Zu dem geschilderten rassistischen, aggressiven, politischen McCarthyismus kommt das regierungstreue Vokabular, das das Junge Forum verwendet. Die „Souveränität auf Teile von Judäa und Samaria auszuweiten“ ist ein menschenverachtender Euphemismus für einen gewaltvollen Landraub in den besetzen palästinensischen Gebieten. Weiterhin lesen wir in dem Aufruf: Die Debatte um die Annexionspläne käme nicht „ohne eine Verurteilung Israels“ aus. Das ist richtig, aber auch nicht weiter verwunderlich, weil in Fällen der Verletzung des Völkerrechts und der Verhinderung des Selbstbestimmungsrechts von Völkern oder generell in jedem Unterdrückungskontext immer die verursachende Partei „verurteilt“ und kritisiert werden muss. Es ist genau die Aufgabe linker Bewegungen, sich konsequent an die Seite der Unterdrückten zu stellen sowie die Herrschafts- und Unterdrückungsverhältnisse beim Namen zu nennen und transparent zu machen.
Schließlich endet der Aufruf mit dem klassischen „Whataboutism“, der in der deutschen Debatte analog zu der rassistischen „All-Lives-Matter“-Forderung gepflegt wird. Israel würde „dämonisiert“ und mit „doppelten Standards“ beurteilt. Das ist schlichtweg falsch. Genauso wie wir etwa den türkischen Nationalfaschismus verurteilen, verurteilen wir auch den israelischen. Anstatt Israel zu kritisieren solle sich außerdem die palästinensischen ElitenF vorgeknöpft werden. Die Kritik an der korrupten palästinensischen Autonomiebehörde ist uns ein großes Anliegen. Als progressiver Zusammenschluss sind wir davon überzeugt, dass die palästinensische Befreiung nur durch einen breiten emanzipatorischen Widerstand der Bevölkerung und internationalen Druck auf die israelische Regierung erreicht werden kann.
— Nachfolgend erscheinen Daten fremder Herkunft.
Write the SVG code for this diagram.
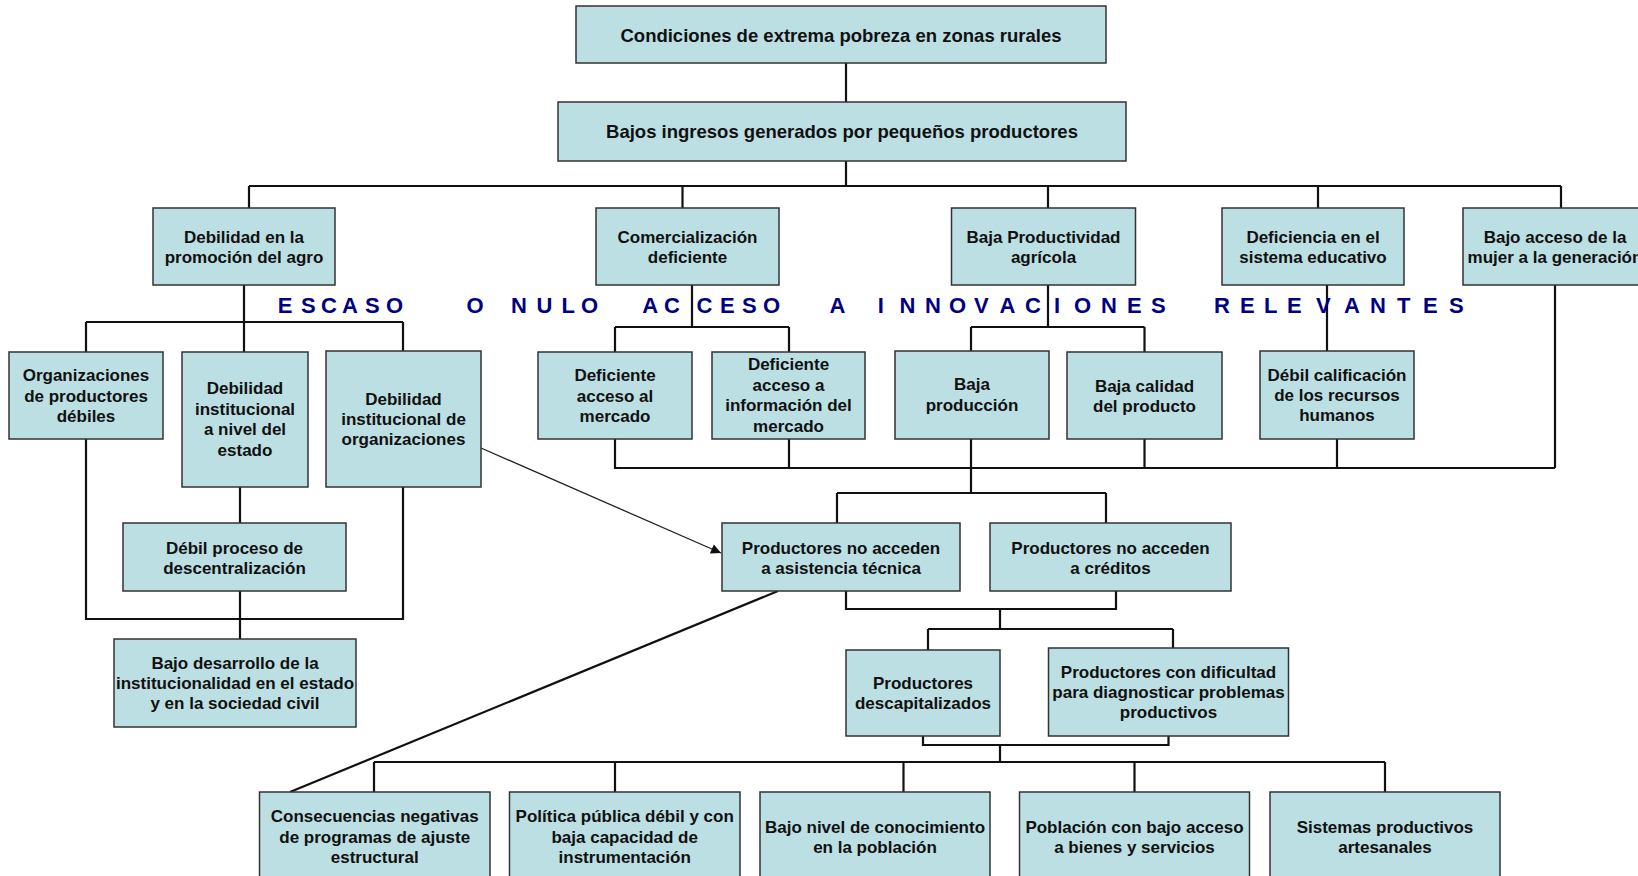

Die palästinensischen Eliten kritisieren wir aber vor allem dafür, dass sie durch die Sicherheitskooperation mit Israel zum Leid der Palästinenser*innen beitragen. Durch das Unterdrücken demokratischer Prozesse haben sie jegliche Legitimität als Vertreter*innen der Palästinenser*innen verloren. Die Palästinenser*innen müssen sich von Ihren Eliten emanzipieren. Aber das befreit den israelischen Staat nicht von seiner Verantwortung für die jahrzehntelange Unterdrückung und Kolonisierung der indigenen palästinensischen Bevölkerung sowie es auch nichts an dem grundlegenden Herrschafts- und Unterdrückungsverhältnis in diesem Kontext ändert. Es ist zudem lachhaft, Kritik an der palästinensischen Führung einzufordern und gleichzeitig jegliche Räume, in denen palästinensische Stimmen zu Wort kommen können und auch eine solche Kritik vorgebracht werden kann, anzugreifen, zu behindern und den Versuch zu unternehmen, sie zu verhindern.
Wir lassen uns nicht einschüchtern und sind umso entschlossener mit Eurer Unterstützung, die marginalisierten palästinensischen Stimmen bei unserer Kundgebung sprechen zu lassen und uns mit den unterdrückten Palästinenser*innen zu solidarisieren.
Hoch die Internationale Solidarität!